A past trainee of mine co-sponsors periodic business lectures in Cambridge, and I have attended some excellent ones. I wallow in the luxury of being able to listen without needing to criticise. One such that I remember enjoying (though I don’t remember what it was about) was by Alain de Botton; so when I came across a TED talk by him I was eager to go and sample it. It was this lecture, entitled A kinder, gentler philosophy of success.
We don’t see the very beginning, unless he is accustomed to starting halfway through a sentence, but when we join him he is travelling like an express train.
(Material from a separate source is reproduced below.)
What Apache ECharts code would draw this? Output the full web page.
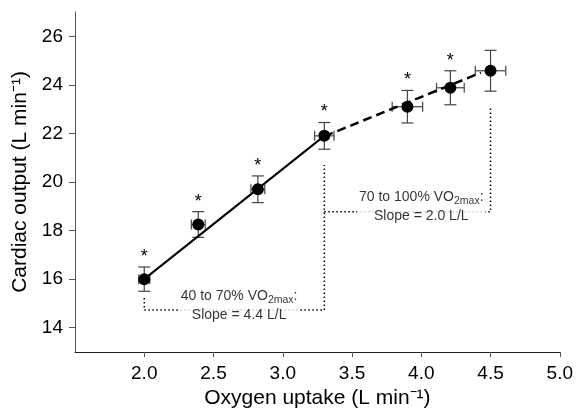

He talks of his misery on occasions when he judges the degree to which his achievements are dwarfed by his ambitions; and he therefore seems to be castigating our culture for belittling those it perceives to be losers. I decide first, before donning my rhetor hat, to listen to the talk.
- He confuses career with life – a common but critical error.
- He bases his arguments on a shallow and narrow definition of success – even when he says he doesn’t.
- He mixes with the wrong people.
- He goes to the wrong parties
- He seems almost to conclude that something should be done about this perceived problem. Legislation? What a hideous prospect!
Regardless of the above (and with this talk so far scoring 1.8 million views, he should worry what I think!) let’s look at how well he put it across, and how it could be improved…
He can speak: he is very articulate. He can shoot from the hip: so can anyone (I’ve proved it countless times) but he knows he can so he does. He speaks very quickly and nervously; but in his case it represents an outpouring of nervous energy as distinct from fear, so to the audience it’s appealing. He is intelligent, well-read and bursting with ideas, even if to my mind some of them might be a little half-baked. The only thing he really lacks is structure.
The talk, though reasonably absorbing, has no real after-taste. Five minutes later you are likely to have forgotten it, or at any rate what he said. What did he say? In my mini-summary, above, my last comment begins, “He seems almost to conclude…” because I was not quite sure what his conclusion was. He flits from idea to example to argument like a manic butterfly.
His lack of structure is also evinced by his needing to hold (and regularly refer to) a palm-top as a prompting device. For a lousy seventeen minutes, that’s really pathetic. I could show him a range of ways he could give this thing structure and shape and narrative and an overall coherence that would make it memorable both to the audience and to him.
As I often say to trainees, if you can’t remember what you are planning to say to them, how can you expect them to remember what you said?